Obama Administration: Supply, Demand Ineffective at Determining Home Values

The Special Inspector General of TARP says (click through for handy chart):

Supporting home prices is an explicit policy goal of the Government. As the White House stated in the announcement of HAMP for example, “President Obama’s programs to prevent foreclosures will help bolster home prices.”

In general, housing obeys the laws of supply and demand: higher demand leads to higher prices. Because increasing access to credit increases the pool of potential home buyers, increasing access to credit boosts home prices. The Federal Reserve can thus boost home prices by either lowering general interest rates or purchasing mortgages and MBS. Both actions, which the Federal Reserve is pursuing, have the effect of lowering interest rates, which increases demand by permitting borrowers to afford a higher home price on a given income.

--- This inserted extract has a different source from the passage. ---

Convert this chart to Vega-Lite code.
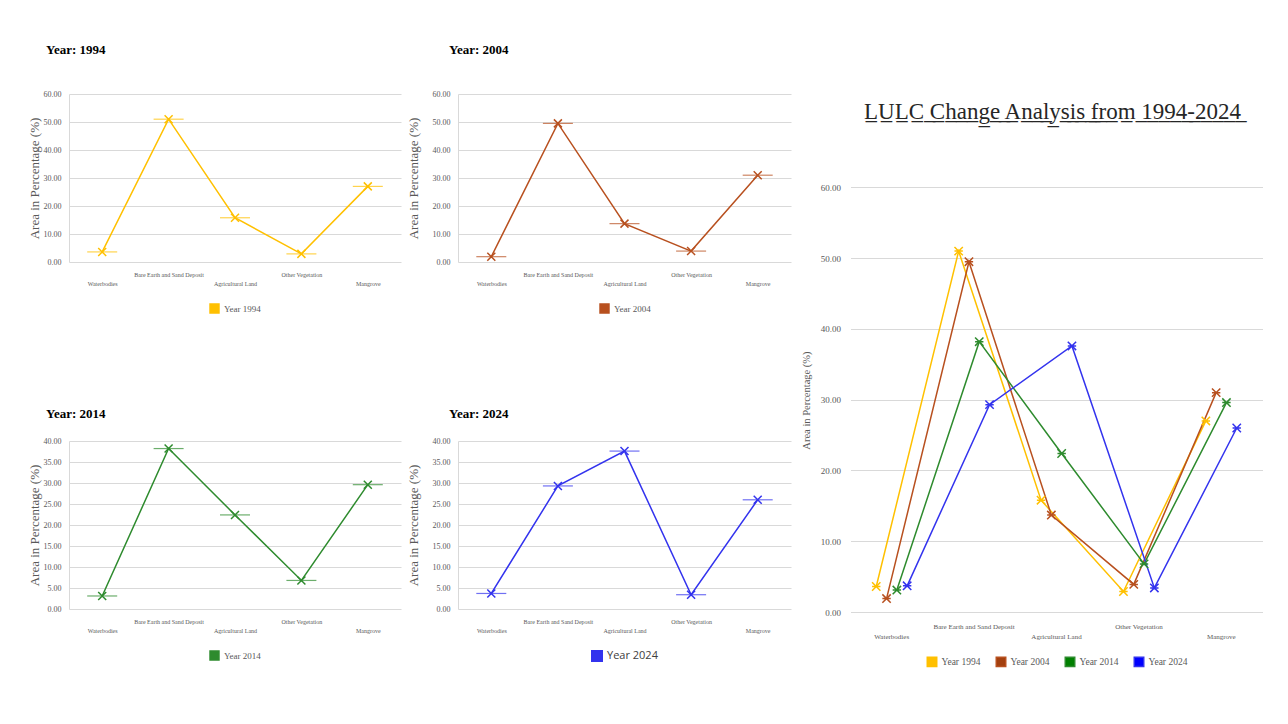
{
  "$schema": "https://vega.github.io/schema/vega-lite/v6.json",
  "background": "white",
  "padding": {"left": 28, "top": 44, "right": 0, "bottom": 0},
  "autosize": {"type": "pad"},
  "config": {
    "font": "Liberation Serif",
    "view": {"stroke": null},
    "axis": {
      "labelFont": "Liberation Serif",
      "titleFont": "Liberation Serif",
      "labelColor": "#595959",
      "titleColor": "#595959",
      "titleFontWeight": "normal",
      "gridColor": "#D9D9D9",
      "domainColor": "#D9D9D9",
      "ticks": false
    },
    "legend": {
      "labelFont": "Liberation Serif",
      "labelColor": "#595959",
      "orient": "bottom",
      "title": null,
      "layout": {"bottom": {"anchor": "middle", "bounds": "full"}}
    },
    "title": {"font": "Liberation Serif", "color": "#000000"}
  },
  "data": {
    "values": [
      {"Year": "Year 1994", "Class": "Waterbodies", "Area": 3.6},
      {"Year": "Year 1994", "Class": "Bare Earth and Sand Deposit", "Area": 51.0},
      {"Year": "Year 1994", "Class": "Agricultural Land", "Area": 15.8},
      {"Year": "Year 1994", "Class": "Other Vegetation", "Area": 2.9},
      {"Year": "Year 1994", "Class": "Mangrove", "Area": 27.0},
      {"Year": "Year 2004", "Class": "Waterbodies", "Area": 1.9},
      {"Year": "Year 2004", "Class": "Bare Earth and Sand Deposit", "Area": 49.5},
      {"Year": "Year 2004", "Class": "Agricultural Land", "Area": 13.7},
      {"Year": "Year 2004", "Class": "Other Vegetation", "Area": 3.9},
      {"Year": "Year 2004", "Class": "Mangrove", "Area": 31.0},
      {"Year": "Year 2014", "Class": "Waterbodies", "Area": 3.1},
      {"Year": "Year 2014", "Class": "Bare Earth and Sand Deposit", "Area": 38.2},
      {"Year": "Year 2014", "Class": "Agricultural Land", "Area": 22.4},
      {"Year": "Year 2014", "Class": "Other Vegetation", "Area": 6.8},
      {"Year": "Year 2014", "Class": "Mangrove", "Area": 29.6},
      {"Year": "Year 2024", "Class": "Waterbodies", "Area": 3.7},
      {"Year": "Year 2024", "Class": "Bare Earth and Sand Deposit", "Area": 29.3},
      {"Year": "Year 2024", "Class": "Agricultural Land", "Area": 37.6},
      {"Year": "Year 2024", "Class": "Other Vegetation", "Area": 3.4},
      {"Year": "Year 2024", "Class": "Mangrove", "Area": 26.0}
    ]
  },
  "resolve": {"scale": {"color": "independent", "x": "independent", "y": "independent"}, "legend": {"color": "independent"}},
  "spacing": 9.5,
  "hconcat": [
    {
      "spacing": 92,
      "resolve": {"scale": {"color": "independent", "x": "independent", "y": "independent"}, "legend": {"color": "independent"}},
      "vconcat": [
        {
          "spacing": 6,
          "resolve": {"scale": {"color": "independent", "x": "independent", "y": "independent"}, "legend": {"color": "independent"}},
          "hconcat": [
            {
              "width": 332, "height": 168,
              "title": {"text": "Year: 1994", "anchor": "start", "frame": "group", "dx": -23, "offset": 33, "fontSize": 13, "fontWeight": "bold"},
              "transform": [{"filter": "datum.Year == 'Year 1994'"}],
              "encoding": {
                "x": {"field": "Class", "type": "nominal", "sort": ["Waterbodies", "Bare Earth and Sand Deposit", "Agricultural Land", "Other Vegetation", "Mangrove"], "scale": {"type": "point", "padding": 0.5},
                  "axis": {"title": null, "labelAngle": 0, "labelFontSize": 6, "labelPadding": 9, "labelLineHeight": 9, "labelOverlap": false, "labelLimit": 300, "grid": false, "domain": false,
                    "labelExpr": "indexof(['Bare Earth and Sand Deposit','Other Vegetation'], datum.label) >= 0 ? datum.label : ['', datum.label]"}},
                "y": {"field": "Area", "type": "quantitative", "scale": {"domain": [0, 60]},
                  "axis": {"values": [0, 10, 20, 30, 40, 50, 60], "format": ".2f", "title": "Area in Percentage (%)", "labelFontSize": 8, "labelPadding": 8, "titleFontSize": 13, "titlePadding": 2, "domain": true}},
                "color": {"field": "Year", "type": "nominal", "scale": {"domain": ["Year 1994"], "range": ["#FFC000"]},
                  "legend": {"symbolType": "square", "symbolSize": 80, "labelFontSize": 9, "offset": 17,
                    "encode": {"symbols": {"update": {"fill": {"value": "#FFC000"}, "stroke": {"value": "#FFC000"}, "shape": {"value": "square"}, "opacity": {"value": 1}}}}}}
              },
              "layer": [
                {"mark": {"type": "line", "strokeWidth": 1.5}},
                {"mark": {"type": "tick", "thickness": 1.2, "size": 30}},
                {"mark": {"type": "point", "shape": "M-1,-1L1,1M-1,1L1,-1", "filled": false, "size": 64, "strokeWidth": 1.5, "opacity": 1}}
              ]
            },
            {
              "width": 333, "height": 168,
              "title": {"text": "Year: 2004", "anchor": "start", "frame": "group", "dx": -9, "offset": 33, "fontSize": 13, "fontWeight": "bold"},
              "transform": [{"filter": "datum.Year == 'Year 2004'"}],
              "encoding": {
                "x": {"field": "Class", "type": "nominal", "sort": ["Waterbodies", "Bare Earth and Sand Deposit", "Agricultural Land", "Other Vegetation", "Mangrove"], "scale": {"type": "point", "padding": 0.5},
                  "axis": {"title": null, "labelAngle": 0, "labelFontSize": 6, "labelPadding": 9, "labelLineHeight": 9, "labelOverlap": false, "labelLimit": 300, "grid": false, "domain": false,
                    "labelExpr": "indexof(['Bare Earth and Sand Deposit','Other Vegetation'], datum.label) >= 0 ? datum.label : ['', datum.label]"}},
                "y": {"field": "Area", "type": "quantitative", "scale": {"domain": [0, 60]},
                  "axis": {"values": [0, 10, 20, 30, 40, 50, 60], "format": ".2f", "title": "Area in Percentage (%)", "labelFontSize": 8, "labelPadding": 8, "titleFontSize": 13, "titlePadding": 12, "domain": true}},
                "color": {"field": "Year", "type": "nominal", "scale": {"domain": ["Year 2004"], "range": ["#B8501F"]},
                  "legend": {"symbolType": "square", "symbolSize": 80, "labelFontSize": 9, "offset": 17,
                    "encode": {"symbols": {"update": {"fill": {"value": "#A3400F"}, "stroke": {"value": "#A3400F"}, "shape": {"value": "square"}, "opacity": {"value": 1}}}}}}
              },
              "layer": [
                {"mark": {"type": "line", "strokeWidth": 1.5}},
                {"mark": {"type": "tick", "thickness": 1.2, "size": 30}},
                {"mark": {"type": "point", "shape": "M-1,-1L1,1M-1,1L1,-1", "filled": false, "size": 64, "strokeWidth": 1.5, "opacity": 1}}
              ]
            }
          ]
        },
        {
          "spacing": 6,
          "resolve": {"scale": {"color": "independent", "x": "independent", "y": "independent"}, "legend": {"color": "independent"}},
          "hconcat": [
            {
              "width": 332, "height": 168,
              "title": {"text": "Year: 2014", "anchor": "start", "frame": "group", "dx": -23, "offset": 16, "fontSize": 13, "fontWeight": "bold"},
              "transform": [{"filter": "datum.Year == 'Year 2014'"}],
              "encoding": {
                "x": {"field": "Class", "type": "nominal", "sort": ["Waterbodies", "Bare Earth and Sand Deposit", "Agricultural Land", "Other Vegetation", "Mangrove"], "scale": {"type": "point", "padding": 0.5},
                  "axis": {"title": null, "labelAngle": 0, "labelFontSize": 6, "labelPadding": 9, "labelLineHeight": 9, "labelOverlap": false, "labelLimit": 300, "grid": false, "domain": false,
                    "labelExpr": "indexof(['Bare Earth and Sand Deposit','Other Vegetation'], datum.label) >= 0 ? datum.label : ['', datum.label]"}},
                "y": {"field": "Area", "type": "quantitative", "scale": {"domain": [0, 40]},
                  "axis": {"values": [0, 5, 10, 15, 20, 25, 30, 35, 40], "format": ".2f", "title": "Area in Percentage (%)", "labelFontSize": 8, "labelPadding": 8, "titleFontSize": 13, "titlePadding": 2, "domain": true}},
                "color": {"field": "Year", "type": "nominal", "scale": {"domain": ["Year 2014"], "range": ["#2E8B2E"]},
                  "legend": {"symbolType": "square", "symbolSize": 80, "labelFontSize": 9, "offset": 17,
                    "encode": {"symbols": {"update": {"fill": {"value": "#008000"}, "stroke": {"value": "#008000"}, "shape": {"value": "square"}, "opacity": {"value": 1}}}}}}
              },
              "layer": [
                {"mark": {"type": "line", "strokeWidth": 1.5}},
                {"mark": {"type": "tick", "thickness": 1.2, "size": 30}},
                {"mark": {"type": "point", "shape": "M-1,-1L1,1M-1,1L1,-1", "filled": false, "size": 64, "strokeWidth": 1.5, "opacity": 1}}
              ]
            },
            {
              "width": 333, "height": 168,
              "title": {"text": "Year: 2024", "anchor": "start", "frame": "group", "dx": -9, "offset": 16, "fontSize": 13, "fontWeight": "bold"},
              "transform": [{"filter": "datum.Year == 'Year 2024'"}],
              "encoding": {
                "x": {"field": "Class", "type": "nominal", "sort": ["Waterbodies", "Bare Earth and Sand Deposit", "Agricultural Land", "Other Vegetation", "Mangrove"], "scale": {"type": "point", "padding": 0.5},
                  "axis": {"title": null, "labelAngle": 0, "labelFontSize": 6, "labelPadding": 9, "labelLineHeight": 9, "labelOverlap": false, "labelLimit": 300, "grid": false, "domain": false,
                    "labelExpr": "indexof(['Bare Earth and Sand Deposit','Other Vegetation'], datum.label) >= 0 ? datum.label : ['', datum.label]"}},
                "y": {"field": "Area", "type": "quantitative", "scale": {"domain": [0, 40]},
                  "axis": {"values": [0, 5, 10, 15, 20, 25, 30, 35, 40], "format": ".2f", "title": "Area in Percentage (%)", "labelFontSize": 8, "labelPadding": 8, "titleFontSize": 13, "titlePadding": 12, "domain": true}},
                "color": {"field": "Year", "type": "nominal", "scale": {"domain": ["Year 2024"], "range": ["#3333EE"]},
                  "legend": {"symbolType": "square", "symbolSize": 110, "labelFontSize": 11, "labelFont": "Open Sans", "labelColor": "#404040", "offset": 17,
                    "encode": {"symbols": {"update": {"fill": {"value": "#0000FF"}, "stroke": {"value": "#0000FF"}, "shape": {"value": "square"}, "opacity": {"value": 1}}}}}}
              },
              "layer": [
                {"mark": {"type": "line", "strokeWidth": 1.5}},
                {"mark": {"type": "tick", "thickness": 1.2, "size": 30}},
                {"mark": {"type": "point", "shape": "M-1,-1L1,1M-1,1L1,-1", "filled": false, "size": 64, "strokeWidth": 1.5, "opacity": 1}}
              ]
            }
          ]
        }
      ]
    },
    {
      "width": 412, "height": 518,
      "title": {"text": "L̲U̲L̲C̲ ̲C̲h̲a̲n̲g̲e̲ ̲A̲n̲a̲l̲y̲s̲i̲s̲ ̲f̲r̲o̲m̲ ̲1̲9̲9̲4̲-̲2̲0̲2̲4̲", "anchor": "middle", "frame": "group", "fontSize": 23, "fontWeight": "normal", "color": "#262626", "offset": -30, "dx": -4},
      "encoding": {
        "x": {"field": "Class", "type": "nominal", "sort": ["Waterbodies", "Bare Earth and Sand Deposit", "Agricultural Land", "Other Vegetation", "Mangrove"], "scale": {"type": "band", "paddingInner": 0.375, "paddingOuter": 0.1875},
          "axis": {"title": null, "labelAngle": 0, "labelFontSize": 7, "labelPadding": 10, "labelLineHeight": 10, "labelOverlap": false, "labelLimit": 300, "grid": false, "domain": false,
            "labelExpr": "indexof(['Bare Earth and Sand Deposit','Other Vegetation'], datum.label) >= 0 ? datum.label : ['', datum.label]"}},
        "xOffset": {"field": "Year", "type": "nominal", "sort": ["Year 1994", "Year 2004", "Year 2014", "Year 2024"], "scale": {"type": "point", "padding": 1}},
        "y": {"field": "Area", "type": "quantitative", "scale": {"domain": [0, 73.2], "nice": false},
          "axis": {"values": [0, 10, 20, 30, 40, 50, 60], "format": ".2f", "title": "Area in Percentage (%)", "labelFontSize": 9, "labelPadding": 10, "titleFontSize": 10.5, "titlePadding": 9, "titleY": 306, "domain": false}},
        "color": {"field": "Year", "type": "nominal", "scale": {"domain": ["Year 1994", "Year 2004", "Year 2014", "Year 2024"], "range": ["#FFC000", "#B8501F", "#2E8B2E", "#3333EE"]},
          "legend": {"symbolType": "square", "symbolSize": 90, "labelFontSize": 9.5, "offset": 17, "columnPadding": 12,
            "encode": {"symbols": {"update": {"fill": {"signal": "datum.value == 'Year 1994' ? '#FFC000' : datum.value == 'Year 2004' ? '#A3400F' : datum.value == 'Year 2014' ? '#008000' : '#0000FF'"}, "stroke": {"value": "transparent"}, "shape": {"value": "square"}, "opacity": {"value": 1}}}}}}
      },
      "layer": [
        {"mark": {"type": "line", "strokeWidth": 1.5}},
        {"mark": {"type": "point", "shape": "M-1,-1L1,1M-1,1L1,-1M-1,0L1,0", "filled": false, "size": 70, "strokeWidth": 1.5, "opacity": 1}}
      ]
    }
  ]
}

Similarly, the Administration is boosting home prices by encouraging bank lending (such as through TARP) and by instituting purchase incentives such as the First-Time Homebuyer Tax Credit. All of these actions increase the demand for homes, which increases home prices. In addition to direct Government activity, home prices can be lifted by general expectations among homebuyers of future price increases.

Does anyone out there share my fear that “expectations among homebuyers of future price increases” will be increasingly determined by government subsidies and programs rather than, say, what homes are actually worth? And if that’s the case, shouldn’t we expect another crash … or, failing that, another couple trillion dollars of ill-conceived borrowing to prop up a housing market overdue for another crash?